The Japanese yen (JPY) strengthened across the board during the Asian session on Tuesday, moving further away from a more than two-week low touched against its US counterpart the previous day. Comments from Japan’s Economy Minister Minoru Kiuchi fueled speculation about possible government intervention to stem further JPY depreciation. This, in turn, prompts traders to ease their JPY bearish bets ahead of this week’s key central bank event risks – the start of a two-day FOMC meeting later today and the Bank of Japan (BoJ) policy update on Thursday.
Meanwhile, data released on Monday showed that Japan’s service sector inflation rose for a second month in a row in September, bolstering expectations of potential gradual rate hikes by the BoJ. In contrast, traders now appear to have fully priced in that the US Federal Reserve will cut borrowing costs two more times by the end of the year. This, along with continued uncertainty about US-China trade talks, benefits the JPY. However, expectations of aggressive fiscal spending under Japan’s new Prime Minister Sanae Takaichi may keep a lid on any meaningful JPY gains.
Japanese Yen bears choose to ease their bets after some verbal intervention
- Japan’s Economy Minister Minoru Kiuchi said on Tuesday that it is important for foreign exchange (FX) movements to be stable and reflect fundamentals, adding that he will examine its impact on Japan’s economy.
- Japanese Prime Minister Sanae Takaichi said she wants to realize a new golden age for the Japan-US alliance. Also, US President Donald Trump said that we are signing a new agreement with Japan, and it is a fair agreement.
- Data released on Monday showed Japan’s services producer price index accelerated to 3.0% in September, confirming bets on further tightening by the Bank of Japan and also lending support to the Japanese yen.
- This marks a significant divergence from growing market acceptance that the US central bank will cut borrowing costs by 25 basis points at the end of a two-day policy meeting on Wednesday.
- Furthermore, traders have priced in a greater possibility of another interest rate cut by the US central bank in December. This keeps the US Dollar bulls on the defensive and puts further pressure on the USD/JPY pair.
- Meanwhile, Takaichi is known for his pro-stimulus stance and could resist an early tightening by the BoJ. Therefore, the BoJ’s policy update on Thursday will be seen as guidance on a rate hike in December or early next year.
- Trump said ahead of his expected meeting with Chinese leader Xi Jinping that the US and China were ready to strike a trade deal. Trump added that he could sign a final deal on TikTok as early as Thursday.

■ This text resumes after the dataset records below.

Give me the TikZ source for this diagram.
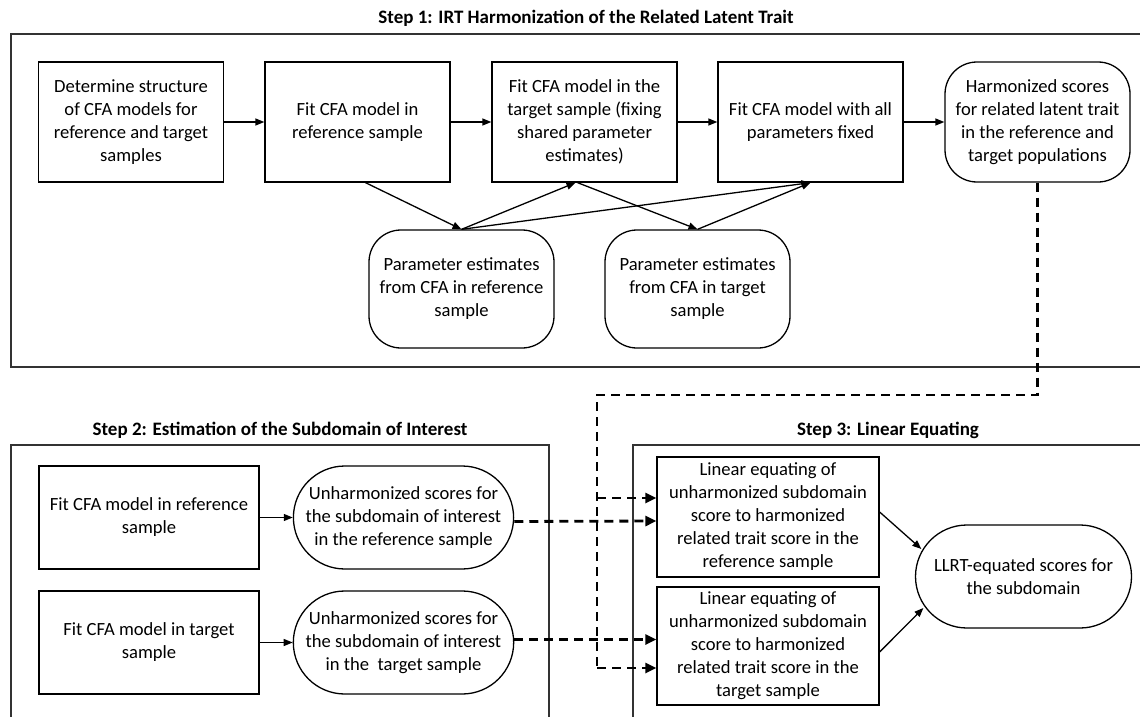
\documentclass[tikz,border=0pt]{standalone}
\usepackage{fontspec}
\setmainfont{Carlito}
\usetikzlibrary{arrows.meta,calc,shapes.misc}
\begin{document}
\begin{tikzpicture}[x=1pt,y=-1pt,
  every node/.style={font=\fontsize{18.6}{23}\selectfont, align=center, inner sep=2pt},
  box/.style={draw, line width=1.3pt, minimum width=185pt, minimum height=120pt},
  rbox/.style={box, rounded corners=32pt},
  sbox/.style={draw, line width=1.3pt, rounded rectangle, minimum width=220pt, minimum height=103pt},
  frame/.style={draw, line width=1.3pt, black!80},
  title/.style={font=\bfseries\fontsize{19}{22}\selectfont},
  arr/.style={line width=1.3pt, -{Triangle[length=9pt,width=7pt]}},
  darr/.style={line width=2.8pt, dash pattern=on 9pt off 6pt, -{Triangle[length=11pt,width=10pt]}},
  dline/.style={line width=2.8pt, dash pattern=on 9pt off 6pt}
]
\useasboundingbox (0,0) rectangle (1140,717);
\clip (0,0) rectangle (1140,717);
% frames
\draw[frame] (11,34) rectangle (1160,367);
\draw[frame] (11,445) rectangle (549,740);
\draw[frame] (633,445) rectangle (1143,740);
\node[title] (t1) at (586,18) {Step 1: IRT Harmonization of the Related Latent Trait};
\node[title] (t2) at (280,430) {Step 2: Estimation of the Subdomain of Interest};
\node[title] (t3) at (888,430) {Step 3: Linear Equating};
% step 1
\node[box] (A) at (131,122) {Determine structure\\of CFA models for\\reference and target\\samples};
\node[box] (B) at (357.5,122) {Fit CFA model in\\reference sample};
\node[box] (C) at (584.5,122) {Fit CFA model in the\\target sample (fixing\\shared parameter\\estimates)};
\node[box] (D) at (810.5,122) {Fit CFA model with all\\parameters fixed};
\node[rbox] (E) at (1037.5,122) {Harmonized scores\\for related latent trait\\in the reference and\\target populations};
\node[rbox, minimum height=118pt] (P1) at (461.5,289) {Parameter estimates\\from CFA in reference\\sample};
\node[rbox, minimum height=118pt] (P2) at (697.5,289) {Parameter estimates\\from CFA in target\\sample};
\draw[arr] (A) -- (B);
\draw[arr] (B) -- (C);
\draw[arr] (C) -- (D);
\draw[arr] (D) -- (E);
\draw[arr] ($(B.south)+(8,0)$) -- (P1.north);
\draw[arr] (P1.north) -- ($(C.south)+(-9,0)$);
\draw[arr] (P1.north) -- (D.south);
\draw[arr] ($(C.south)+(-7,0)$) -- (P2.north);
\draw[arr] (P2.north) -- (D.south);
% step 2
\node[box, minimum width=220pt, minimum height=103pt] (F1) at (149,517.5) {Fit CFA model in reference\\sample};
\node[sbox] (G1) at (403.5,517.5) {Unharmonized scores for\\the subdomain of interest\\in the reference sample};
\node[box, minimum width=220pt, minimum height=103pt] (F2) at (149,642.5) {Fit CFA model in target\\sample};
\node[sbox] (G2) at (403.5,642.5) {Unharmonized scores for\\the subdomain of interest\\in the\ \ target sample};
\draw[arr] (F1) -- (G1);
\draw[arr] (F2) -- (G2);
% step 3
\node[box, minimum width=222pt, minimum height=120pt] (H1) at (768,517) {Linear equating of\\unharmonized subdomain\\score to harmonized\\related trait score in the\\reference sample};
\node[box, minimum width=222pt, minimum height=118pt] (H2) at (768,646) {Linear equating of\\unharmonized subdomain\\score to harmonized\\related trait score in the\\target sample};
\node[sbox] (L) at (1023.5,576.5) {LLRT-equated scores for\\the subdomain};
\draw[arr] ($(H1.east)+(0,-5)$) -- ($(L.west)+(6.5,-27.5)$);
\draw[arr] ($(H2.east)+(0,6)$) -- ($(L.west)+(8.5,31.5)$);
% dashed connectors
\coordinate (d1) at (597,395);
\coordinate (d2) at (597,668);
\coordinate (d3) at (597,498);
\draw[dline] (E.south) |- (d1) -- (d2);
\draw[darr] (d2) -- (H2.west |- d2);
\draw[darr] (d3) -- (H1.west |- d3);
\draw[darr] ($(G1.east)+(0,4)$) -- ($(H1.west)+(0,4)$);
\draw[darr] ($(G2.east)+(0,-3)$) -- ($(H2.west |- G2.east)+(0,-3)$);
\end{tikzpicture}
\end{document}
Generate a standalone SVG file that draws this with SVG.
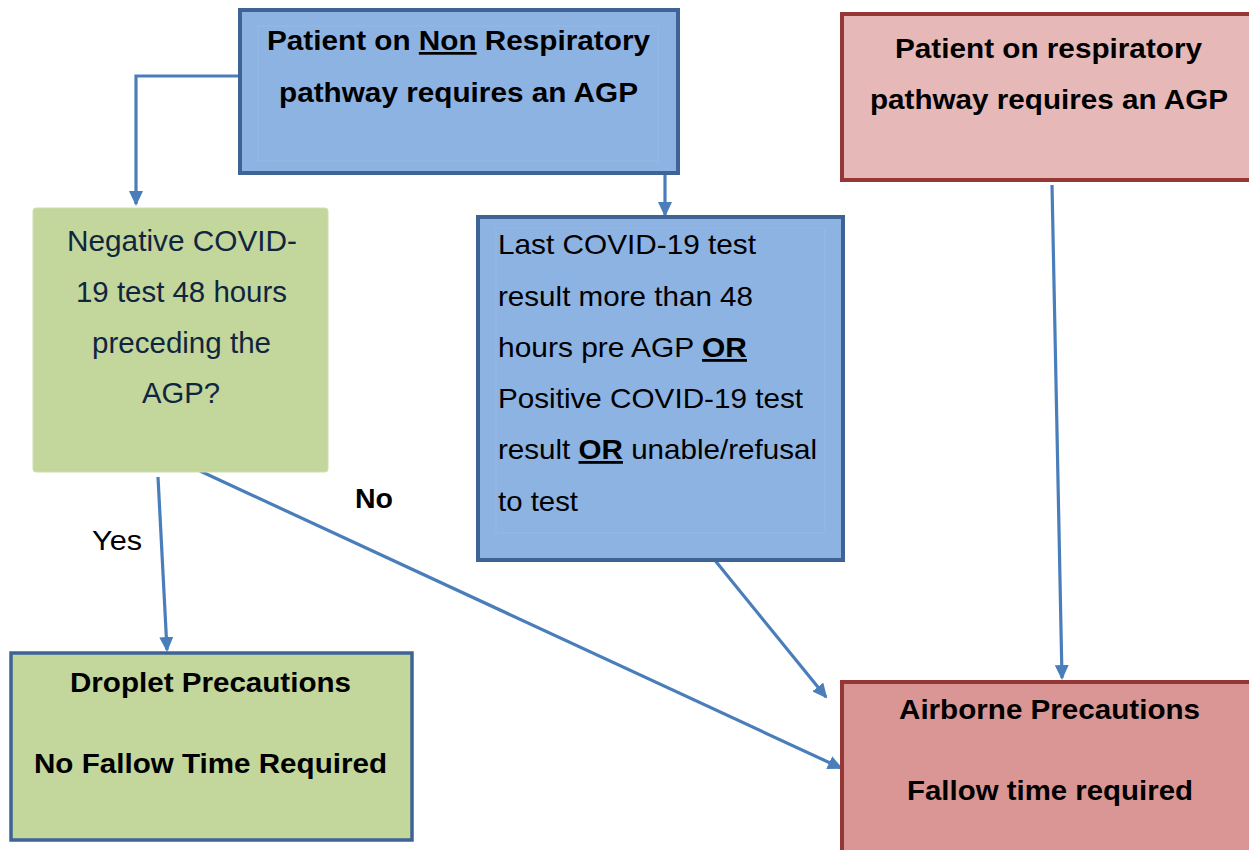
<svg xmlns="http://www.w3.org/2000/svg" width="1249" height="850" viewBox="0 0 1249 850">
<style>
.blue{fill:#8DB3E2;stroke:#3E6496;stroke-width:4}
.inner{fill:none;stroke:#97BAE6;stroke-width:1}
.red1{fill:#E6B9B8;stroke:#953735;stroke-width:4}
.red2{fill:#D99694;stroke:#953735;stroke-width:4}
.green{fill:#C3D69B;stroke:#D0DFB0;stroke-width:1}
.greenb{fill:#C3D69B;stroke:#3E6496;stroke-width:3.5}
.tb{font-family:"Liberation Sans",Arial,sans-serif;font-weight:bold;font-size:27px;fill:#000}
.tr{font-family:"Liberation Sans",Arial,sans-serif;font-size:28px;fill:#000}
.tg{font-family:"Liberation Sans",Arial,sans-serif;font-size:29px;fill:#10253F}
.conn{stroke:#4A7EBB;stroke-width:3.2;fill:none;marker-end:url(#ah)}
</style>
<defs>
<marker id="ah" markerWidth="15" markerHeight="14" refX="13" refY="7" orient="auto" markerUnits="userSpaceOnUse">
<path d="M0,0 L15,7 L0,14 Z" fill="#4A7EBB"/>
</marker>
</defs>
<rect width="1249" height="850" fill="#fff"/>

<g id="connectors">
<path class="conn" d="M240,76 H136 V204"/>
<path class="conn" d="M665,175 V215"/>
<path class="conn" d="M1052,185 L1062,678"/>
<path class="conn" d="M158,477 L167,650"/>
<path class="conn" d="M200,471 L841,768"/>
<path class="conn" d="M709,553 L826,697"/>
<text class="tr" x="92" y="550" textLength="50" lengthAdjust="spacingAndGlyphs">Yes</text>
<text class="tb" x="355" y="508" font-size="26" textLength="38" lengthAdjust="spacingAndGlyphs">No</text>
</g>

<g id="node-nonresp">
<rect class="blue" x="240" y="10" width="438" height="163"/>
<rect class="inner" x="258" y="26" width="400" height="135"/>
<text class="tb" x="267" y="50" textLength="383" lengthAdjust="spacingAndGlyphs">Patient on <tspan text-decoration="underline">Non</tspan> Respiratory</text>
<text class="tb" x="279" y="102" textLength="359" lengthAdjust="spacingAndGlyphs">pathway requires an AGP</text>
</g>

<g id="node-resp">
<rect class="red1" x="842" y="14" width="420" height="166"/>
<text class="tb" x="895" y="58" textLength="307" lengthAdjust="spacingAndGlyphs">Patient on respiratory</text>
<text class="tb" x="870" y="109" textLength="358" lengthAdjust="spacingAndGlyphs">pathway requires an AGP</text>
</g>

<g id="node-negative">
<rect class="green" x="33" y="208" width="295" height="264" rx="3"/>
<text class="tg" x="67" y="251" textLength="230" lengthAdjust="spacingAndGlyphs">Negative COVID-</text>
<text class="tg" x="76" y="302" textLength="211" lengthAdjust="spacingAndGlyphs">19 test 48 hours</text>
<text class="tg" x="92" y="353" textLength="179" lengthAdjust="spacingAndGlyphs">preceding the</text>
<text class="tg" x="142" y="403" textLength="78" lengthAdjust="spacingAndGlyphs">AGP?</text>
</g>

<g id="node-last">
<rect class="blue" x="478" y="217" width="365" height="343"/>
<rect class="inner" x="496" y="228" width="329" height="305"/>
<text class="tr" x="498" y="254" textLength="258" lengthAdjust="spacingAndGlyphs">Last COVID-19 test</text>
<text class="tr" x="498" y="306" textLength="255" lengthAdjust="spacingAndGlyphs">result more than 48</text>
<text class="tr" x="498" y="357" textLength="249" lengthAdjust="spacingAndGlyphs">hours pre AGP <tspan font-weight="bold" text-decoration="underline">OR</tspan></text>
<text class="tr" x="498" y="408" textLength="305" lengthAdjust="spacingAndGlyphs">Positive COVID-19 test</text>
<text class="tr" x="498" y="459" textLength="319" lengthAdjust="spacingAndGlyphs">result <tspan font-weight="bold" text-decoration="underline">OR</tspan> unable/refusal</text>
<text class="tr" x="498" y="511" textLength="80" lengthAdjust="spacingAndGlyphs">to test</text>
</g>

<g id="node-droplet">
<rect class="greenb" x="11" y="653" width="401" height="187"/>
<text class="tb" x="70" y="692" textLength="281" lengthAdjust="spacingAndGlyphs">Droplet Precautions</text>
<text class="tb" x="34" y="773" textLength="353" lengthAdjust="spacingAndGlyphs">No Fallow Time Required</text>
</g>

<g id="node-airborne">
<rect class="red2" x="842" y="682" width="420" height="180"/>
<text class="tb" x="899" y="719" textLength="301" lengthAdjust="spacingAndGlyphs">Airborne Precautions</text>
<text class="tb" x="907" y="800" textLength="286" lengthAdjust="spacingAndGlyphs">Fallow time required</text>
</g>
</svg>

- The optimism continues to support positive market sentiment and could help limit any meaningful appreciative move for the safe haven JPY, which should in turn help limit losses for the USD/JPY pair.

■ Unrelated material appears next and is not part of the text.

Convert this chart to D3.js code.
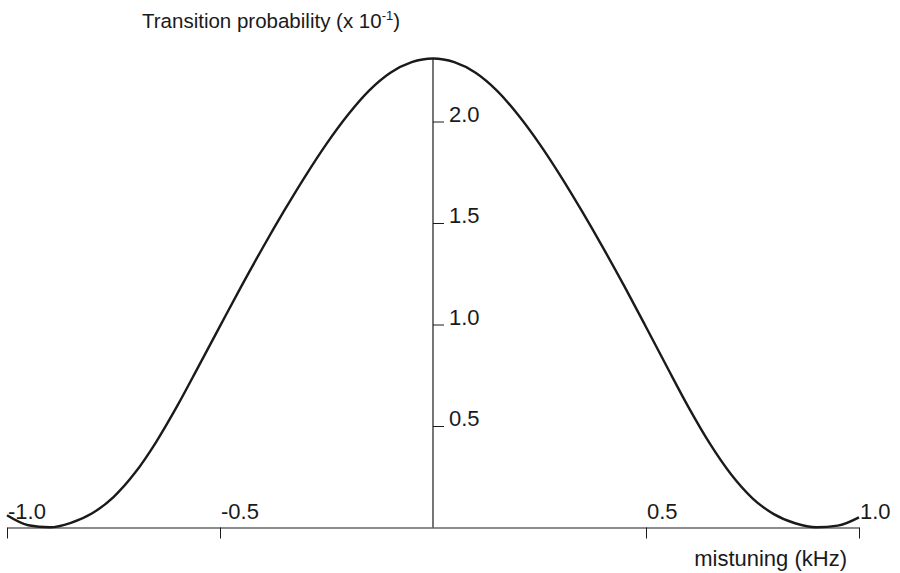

USD/JPY needs to weaken further below 152.00 to support the case for deeper losses
A failure near the monthly swing high around the 153.25-153.30 region and subsequent decline warrants some caution for the USD/JPY bulls. However, positive oscillators on the daily chart support the case for the emergence of some dip buyers near the 152.00 round number. A convincing break below the latter could nullify the positive outlook and pave the way for deeper losses towards the 151.10-151.00 zone with some intermediate support near the 151.50-151.45 area.
On the upside, the 152.90-153.00 region now appears to act as an immediate obstacle ahead of the 153.25-153.30 zone, above which the USD/JPY pair could aim to regain the 154.00 round figure. Momentum may extend further towards the next relevant resistance near the mid-154.00s on the way to the 154.75-154.80 region and 155.00 psychological mark.
Japanese Yen Frequently Asked Questions
The Japanese yen (JPY) is one of the world’s most traded currencies. Its value is broadly determined by the performance of the Japanese economy, but more specifically by the Bank of Japan’s policy, the difference between Japanese and US bond yields, or risk sentiment among traders, among other factors.
One of the Bank of Japan’s mandates is currency control, so its actions are key to the yen. The BoJ has sometimes intervened directly in foreign exchange markets, generally to lower the value of the yen, although it often refrains from doing so due to political concerns of its main trading partners. The BoJ’s ultra-loose monetary policy between 2013 and 2024 caused the Yen to depreciate against its major currency peers due to increasing policy divergence between the Bank of Japan and other major central banks. Recently, the gradual unwinding of this ultra-loose policy has provided some support to the yen.
Over the past decade, the BoJ’s stance of maintaining an ultra-loose monetary policy has led to a growing policy divergence with other central banks, particularly the US Federal Reserve. This supported a widening of the spread between the 10-year US and Japanese bonds, which favored the US dollar against the Japanese yen. The BoJ’s decision in 2024 to gradually abandon ultra-loose policy, combined with interest rate cuts by other major central banks, narrows this gap.
The Japanese yen is often seen as a safe haven investment. This means that in times of market stress, investors are more likely to put their money into the Japanese currency due to its perceived reliability and stability. Turbulent times are likely to strengthen the yen’s value against other currencies considered riskier to invest in.